Crannog, Cartron, Co. Mayo
Co. Mayo |
Settlement Sites
In a small townland in County Mayo, somewhere beneath or just above the waterline of a local lake, lies a crannog, one of Ireland's most distinctive and enduring forms of ancient settlement.
A crannog is an artificial or partially artificial island, typically built from timber, stone, peat, and brushwood, and used as a dwelling place from the Bronze Age right through to the early modern period. They were chosen for their defensibility, sitting just offshore and accessible only by boat or a deliberately concealed causeway. The fact that one survives at Cartron, even as a recorded monument, is a quiet reminder of how densely layered the Irish landscape remains.

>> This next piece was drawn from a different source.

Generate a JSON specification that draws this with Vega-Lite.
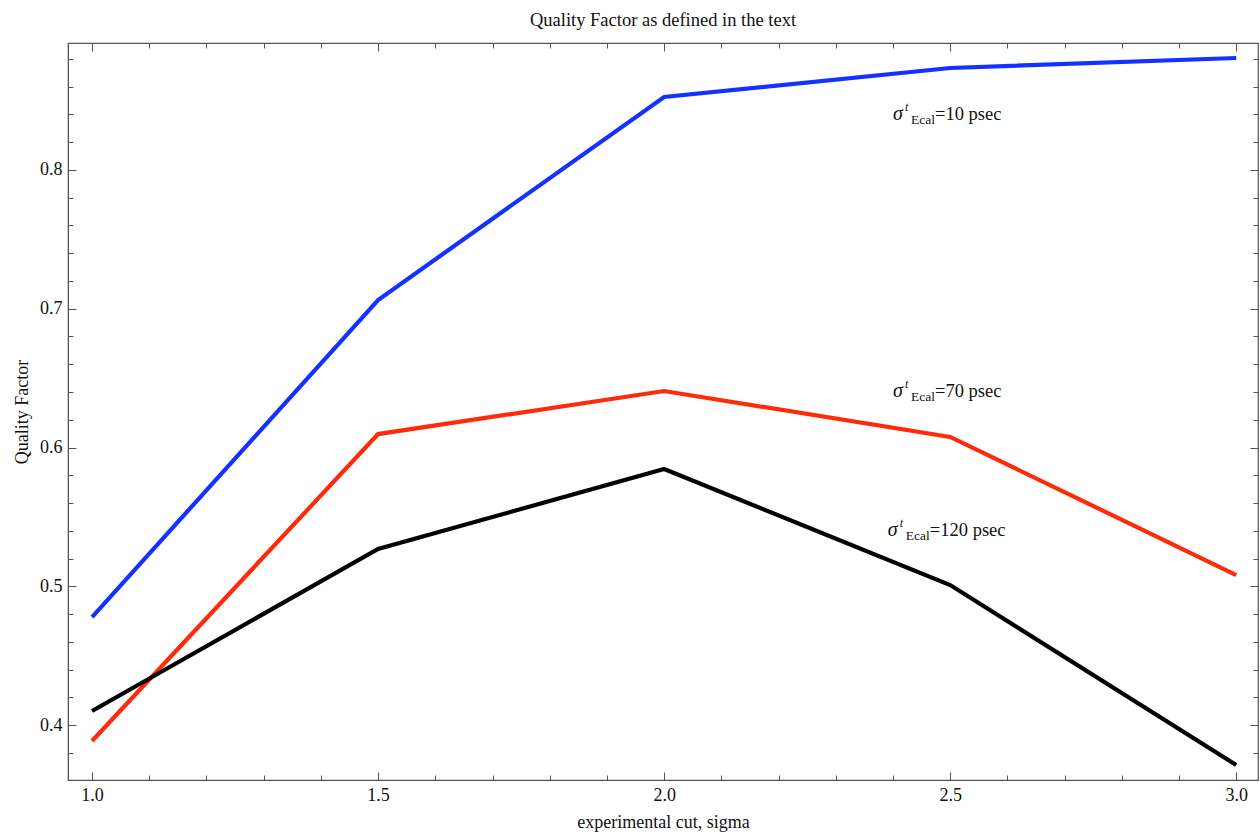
{
  "$schema": "https://vega.github.io/schema/vega-lite/v6.json",
  "autosize": "none",
  "width": 1190,
  "height": 737,
  "padding": {"left": 68, "top": 43, "right": 2, "bottom": 52},
  "background": "white",
  "config": {
    "font": "Liberation Serif",
    "view": {"stroke": "#555", "strokeWidth": 1.2},
    "axis": {"labelFont": "Liberation Serif", "titleFont": "Liberation Serif", "labelColor": "#111", "titleColor": "#111", "titleFontWeight": "normal", "domainColor": "#555", "tickColor": "#555", "grid": false}
  },
  "title": {"text": "Quality Factor as defined in the text", "font": "Liberation Serif", "fontSize": 18.5, "fontWeight": "normal", "color": "#111", "offset": 13},
  "datasets": {
    "curves": [
      {"cut": 1.0, "q": 0.4778, "s": "10"},
      {"cut": 1.5, "q": 0.7063, "s": "10"},
      {"cut": 2.0, "q": 0.8526, "s": "10"},
      {"cut": 2.5, "q": 0.8735, "s": "10"},
      {"cut": 3.0, "q": 0.8807, "s": "10"},
      {"cut": 1.0, "q": 0.3885, "s": "70"},
      {"cut": 1.5, "q": 0.6097, "s": "70"},
      {"cut": 2.0, "q": 0.6407, "s": "70"},
      {"cut": 2.5, "q": 0.6076, "s": "70"},
      {"cut": 3.0, "q": 0.5081, "s": "70"},
      {"cut": 1.0, "q": 0.4101, "s": "120"},
      {"cut": 1.5, "q": 0.5269, "s": "120"},
      {"cut": 2.0, "q": 0.5845, "s": "120"},
      {"cut": 2.5, "q": 0.5009, "s": "120"},
      {"cut": 3.0, "q": 0.3712, "s": "120"}
    ],
    "labels": [
      {"cut": 2.4, "q": 0.836, "sigma": "σ", "sup": "t", "sub": "Ecal", "rest": "=10 psec"},
      {"cut": 2.4, "q": 0.6364, "sigma": "σ", "sup": "t", "sub": "Ecal", "rest": "=70 psec"},
      {"cut": 2.391, "q": 0.536, "sigma": "σ", "sup": "t", "sub": "Ecal", "rest": "=120 psec"}
    ]
  },
  "layer": [
    {
      "data": {"name": "curves"},
      "mark": {"type": "line", "strokeWidth": 4.2, "strokeCap": "butt", "strokeJoin": "miter"},
      "encoding": {
        "x": {"field": "cut", "type": "quantitative", "scale": {"domain": [0.958, 3.038], "nice": false, "zero": false},
          "axis": {"orient": "bottom", "title": "experimental cut, sigma", "titleFontSize": 18, "titlePadding": 9, "labelFontSize": 18, "labelPadding": 14,
            "values": [1.0, 1.1, 1.2, 1.3, 1.4, 1.5, 1.6, 1.7, 1.8, 1.9, 2.0, 2.1, 2.2, 2.3, 2.4, 2.5, 2.6, 2.7, 2.8, 2.9, 3.0],
            "labelExpr": "abs(datum.value*2 - round(datum.value*2)) < 0.001 ? format(datum.value, '.1f') : ''",
            "tickSize": {"condition": {"test": "abs(datum.value*2 - round(datum.value*2)) < 0.001", "value": -8}, "value": -5}}},
        "y": {"field": "q", "type": "quantitative", "scale": {"domain": [0.3604, 0.8915], "nice": false, "zero": false},
          "axis": {"orient": "left", "title": "Quality Factor", "titleFontSize": 18, "titlePadding": 8, "labelFontSize": 18, "labelPadding": 14,
            "values": [0.38, 0.4, 0.42, 0.44, 0.46, 0.48, 0.5, 0.52, 0.54, 0.56, 0.58, 0.6, 0.62, 0.64, 0.66, 0.68, 0.7, 0.72, 0.74, 0.76, 0.78, 0.8, 0.82, 0.84, 0.86, 0.88],
            "labelExpr": "abs(datum.value*10 - round(datum.value*10)) < 0.001 ? format(datum.value, '.1f') : ''",
            "tickSize": {"condition": {"test": "abs(datum.value*10 - round(datum.value*10)) < 0.001", "value": -8}, "value": -5}}},
        "color": {"field": "s", "type": "nominal", "scale": {"domain": ["10", "70", "120"], "range": ["#1432ff", "#ff2a0a", "#000000"]}, "legend": null},
        "detail": {"field": "s"}
      }
    },
    {
      "data": {"name": "labels"},
      "mark": {"type": "text", "align": "left", "baseline": "alphabetic", "fontSize": 20, "fontStyle": "italic", "color": "#111"},
      "encoding": {
        "x": {"field": "cut", "type": "quantitative",
          "axis": {"orient": "top", "title": null, "labels": false, "domain": false,
            "values": [1.0, 1.1, 1.2, 1.3, 1.4, 1.5, 1.6, 1.7, 1.8, 1.9, 2.0, 2.1, 2.2, 2.3, 2.4, 2.5, 2.6, 2.7, 2.8, 2.9, 3.0],
            "tickSize": {"condition": {"test": "abs(datum.value*2 - round(datum.value*2)) < 0.001", "value": -8}, "value": -5}}},
        "y": {"field": "q", "type": "quantitative",
          "axis": {"orient": "right", "title": null, "labels": false, "domain": false,
            "values": [0.38, 0.4, 0.42, 0.44, 0.46, 0.48, 0.5, 0.52, 0.54, 0.56, 0.58, 0.6, 0.62, 0.64, 0.66, 0.68, 0.7, 0.72, 0.74, 0.76, 0.78, 0.8, 0.82, 0.84, 0.86, 0.88],
            "tickSize": {"condition": {"test": "abs(datum.value*10 - round(datum.value*10)) < 0.001", "value": -8}, "value": -5}}},
        "text": {"field": "sigma"}
      }
    },
    {
      "data": {"name": "labels"},
      "mark": {"type": "text", "align": "left", "baseline": "alphabetic", "fontSize": 12, "fontStyle": "italic", "color": "#111", "dx": 12, "dy": -9},
      "encoding": {
        "x": {"field": "cut", "type": "quantitative", "axis": null},
        "y": {"field": "q", "type": "quantitative", "axis": null},
        "text": {"field": "sup"}
      }
    },
    {
      "data": {"name": "labels"},
      "mark": {"type": "text", "align": "left", "baseline": "alphabetic", "fontSize": 13.5, "color": "#111", "dx": 18, "dy": 4},
      "encoding": {
        "x": {"field": "cut", "type": "quantitative", "axis": null},
        "y": {"field": "q", "type": "quantitative", "axis": null},
        "text": {"field": "sub"}
      }
    },
    {
      "data": {"name": "labels"},
      "mark": {"type": "text", "align": "left", "baseline": "alphabetic", "fontSize": 18.5, "color": "#111", "dx": 42},
      "encoding": {
        "x": {"field": "cut", "type": "quantitative", "axis": null},
        "y": {"field": "q", "type": "quantitative", "axis": null},
        "text": {"field": "rest"}
      }
    }
  ],
  "resolve": {"axis": {"x": "independent", "y": "independent"}}
}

Crannogs were not marginal or desperate places. Many served as the residences of high-status families, and excavations elsewhere in Ireland and Scotland have recovered fine metalwork, imported goods, and elaborate wooden structures from their waterlogged interiors. The anaerobic conditions of lake sediments preserve organic material exceptionally well, meaning that crannogs have yielded wooden vessels, leather, and textiles that would vanish entirely on dry land. The Cartron example sits within a Mayo landscape that has produced numerous such sites, reflecting a population that understood how to make productive use of its lakes and wetlands across many centuries.